**EXERCISE DIRECTIONS:**
Print, word for word, every line from the beginning of the listing up to and including the line with "203, 206, 204]". Pictures are to be excluded.

**SUPPLIED MATERIAL:**
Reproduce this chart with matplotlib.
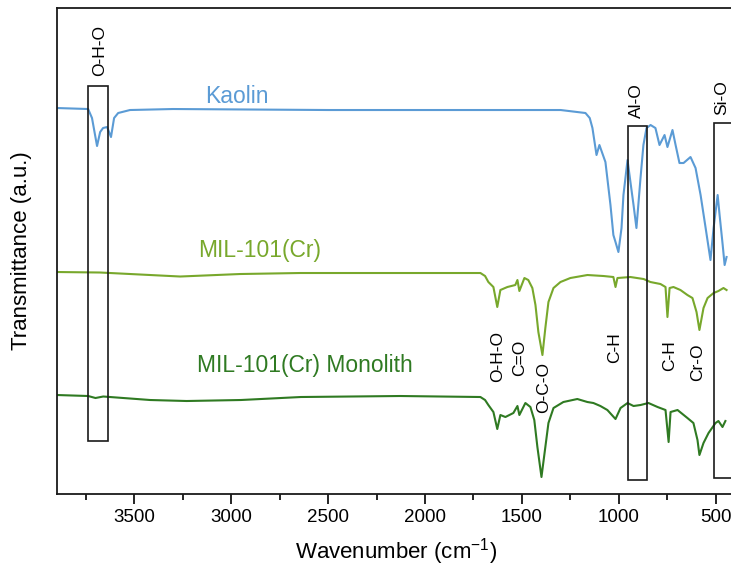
import matplotlib
matplotlib.use("Agg")
import matplotlib.pyplot as plt
from matplotlib.patches import Rectangle
from matplotlib.ticker import MultipleLocator

plt.rcParams['font.family'] = ['Liberation Sans', 'DejaVu Sans']
plt.rcParams['mathtext.fontset'] = 'custom'
plt.rcParams['mathtext.rm'] = 'Liberation Sans'
plt.rcParams['mathtext.it'] = 'Liberation Sans:italic'

# FTIR spectra (transmittance, arbitrary units, stacked with offsets)
kaolin_wn = [3900, 3738, 3718, 3692, 3676, 3661, 3640, 3620, 3604, 3583, 3522,
             3300, 2500, 1800, 1300, 1172, 1150, 1136, 1115, 1100, 1069, 1043, 1028,
             1017, 1002, 986, 976, 955, 940, 924, 909, 888, 873, 857, 836, 811,
             790, 764, 749, 723, 707, 687, 666, 630, 604, 578, 552, 527, 511,
             490, 480, 464, 454, 444]
kaolin_t = [386, 385, 376, 348, 362, 366, 367, 357, 376, 381, 384,
            385, 384, 384, 384, 381, 376, 366, 339, 349, 332, 289, 259,
            252, 242, 266, 299, 334, 312, 289, 266, 316, 349, 366, 369, 366,
            349, 359, 347, 364, 349, 331, 331, 337, 326, 299, 266, 234, 266,
            299, 279, 249, 229, 237]

mil_wn = [3900, 3676, 3263, 2953, 2644, 2128, 1714, 1690, 1673, 1647, 1627, 1611,
          1575, 1534, 1523, 1513, 1487, 1467, 1446, 1430, 1415, 1394, 1379,
          1363, 1337, 1301, 1250, 1162, 1079, 1028, 1017, 1007, 940, 872, 837,
          785, 759, 749, 738, 718, 682, 646, 620, 599, 584, 563, 542, 511,
          486, 460, 444]
mil_t = [222, 221.5, 217.5, 220, 221, 221, 221, 218, 212, 207, 187, 204,
         207, 209, 214, 203, 216, 214, 206, 189, 162, 139, 166,
         192, 206, 212, 216, 219, 218, 217, 207, 216, 217, 215, 212,
         210, 207, 177, 206, 207, 204, 199, 196, 182, 164, 186, 196, 201,
         203, 206, 204]

mono_wn = [3900, 3738, 3700, 3660, 3418, 3230, 2950, 2640, 2128, 1714, 1690, 1673,
           1647, 1627, 1611, 1585, 1544, 1523, 1513, 1482, 1456, 1436, 1420,
           1399, 1379, 1363, 1337, 1286, 1214, 1162, 1131, 1095, 1059, 1017,
           991, 955, 924, 888, 847, 800, 759, 743, 733, 697, 646, 615, 594,
           584, 563, 537, 501, 486, 465, 450]
mono_t = [99, 98, 96, 97.5, 94, 93, 94, 97, 98, 97, 94, 89,
          82, 65, 79, 77, 81, 88, 79, 91, 87, 74, 47,
          17, 47, 71, 86, 92, 95, 92, 91, 88, 84, 75,
          86, 91, 88, 89, 91, 87, 84, 52, 82, 84, 76, 71, 54,
          39, 51, 61, 71, 73, 67, 73]

series_names = ["Kaolin", "MIL-101(Cr)", "MIL-101(Cr) Monolith"]
series_colors = ["#5b9bd5", "#78a82c", "#2f7a22"]
# label anchors (wavenumber, a.u.)
label_pos = [(3134, 391), (3170, 237), (3175, 122)]

# highlighted band regions: (label, wn_high, wn_low, bottom, top, label wn, label y)
bands = [("O-H-O", 3738, 3635, 53, 408, 3679, 443.5),
         ("Al-O", 955, 854, 14, 368, 911, 393.5),
         ("Si-O", 511, 380, 16, 371, 470, 396.5)]

# peak assignments (label, wn, y)
peaks = [("O-H-O", 1624, 137.5), ("C=O", 1510, 136.5), ("O-C-O", 1386, 106.5),
         ("C-H", 1020, 146.5), ("C-H", 736, 138), ("Cr-O", 591, 131.5)]

fig = plt.figure(figsize=(7.31, 5.69), dpi=100)
ax = fig.add_axes([0.0776, 0.1318, 0.928, 0.8541])

for wn, t, c in zip([kaolin_wn, mil_wn, mono_wn], [kaolin_t, mil_t, mono_t], series_colors):
    ax.plot(wn, t, color=c, lw=1.5, solid_joinstyle='round')

for name, c, (x, y) in zip(series_names, series_colors, label_pos):
    ax.text(x, y, name, color=c, fontsize=16.5, ha='left', va='baseline')

for lab, w1, w2, y0, y1, lx, ly in bands:
    ax.add_patch(Rectangle((w2, y0), w1 - w2, y1 - y0, fill=False,
                           edgecolor='#1a1a1a', lw=1.2, zorder=3))
    ax.text(lx, ly, lab, rotation=90, ha='center', va='center', fontsize=12.5)

for lab, x, y in peaks:
    ax.text(x, y, lab, rotation=90, ha='center', va='center', fontsize=12.5)

ax.set_xlim(3900, 400)
ax.set_ylim(0, 486)
ax.set_xticks([3500, 3000, 2500, 2000, 1500, 1000, 500])
ax.xaxis.set_minor_locator(MultipleLocator(250))
ax.tick_params(axis='x', which='major', direction='out', length=7, width=1.2,
               labelsize=13.5, pad=4)
ax.tick_params(axis='x', which='minor', direction='out', length=4, width=1.2)
ax.set_yticks([])
for s in ax.spines.values():
    s.set_linewidth(1.3)
    s.set_color('#1a1a1a')

ax.set_xlabel('Wavenumber (cm$^{-1}$)', fontsize=16, labelpad=7)
ax.set_ylabel('Transmittance (a.u.)', fontsize=16)
ax.yaxis.set_label_coords(-0.037, 0.5)

fig.savefig("out.png", dpi=100)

**EXERCISE SOLUTION:**
Reproduce this chart with matplotlib.
import matplotlib
matplotlib.use("Agg")
import matplotlib.pyplot as plt
from matplotlib.patches import Rectangle
from matplotlib.ticker import MultipleLocator

plt.rcParams['font.family'] = ['Liberation Sans', 'DejaVu Sans']
plt.rcParams['mathtext.fontset'] = 'custom'
plt.rcParams['mathtext.rm'] = 'Liberation Sans'
plt.rcParams['mathtext.it'] = 'Liberation Sans:italic'

# FTIR spectra (transmittance, arbitrary units, stacked with offsets)
kaolin_wn = [3900, 3738, 3718, 3692, 3676, 3661, 3640, 3620, 3604, 3583, 3522,
             3300, 2500, 1800, 1300, 1172, 1150, 1136, 1115, 1100, 1069, 1043, 1028,
             1017, 1002, 986, 976, 955, 940, 924, 909, 888, 873, 857, 836, 811,
             790, 764, 749, 723, 707, 687, 666, 630, 604, 578, 552, 527, 511,
             490, 480, 464, 454, 444]
kaolin_t = [386, 385, 376, 348, 362, 366, 367, 357, 376, 381, 384,
            385, 384, 384, 384, 381, 376, 366, 339, 349, 332, 289, 259,
            252, 242, 266, 299, 334, 312, 289, 266, 316, 349, 366, 369, 366,
            349, 359, 347, 364, 349, 331, 331, 337, 326, 299, 266, 234, 266,
            299, 279, 249, 229, 237]

mil_wn = [3900, 3676, 3263, 2953, 2644, 2128, 1714, 1690, 1673, 1647, 1627, 1611,
          1575, 1534, 1523, 1513, 1487, 1467, 1446, 1430, 1415, 1394, 1379,
          1363, 1337, 1301, 1250, 1162, 1079, 1028, 1017, 1007, 940, 872, 837,
          785, 759, 749, 738, 718, 682, 646, 620, 599, 584, 563, 542, 511,
          486, 460, 444]
mil_t = [222, 221.5, 217.5, 220, 221, 221, 221, 218, 212, 207, 187, 204,
         207, 209, 214, 203, 216, 214, 206, 189, 162, 139, 166,
         192, 206, 212, 216, 219, 218, 217, 207, 216, 217, 215, 212,
         210, 207, 177, 206, 207, 204, 199, 196, 182, 164, 186, 196, 201,
         203, 206, 204]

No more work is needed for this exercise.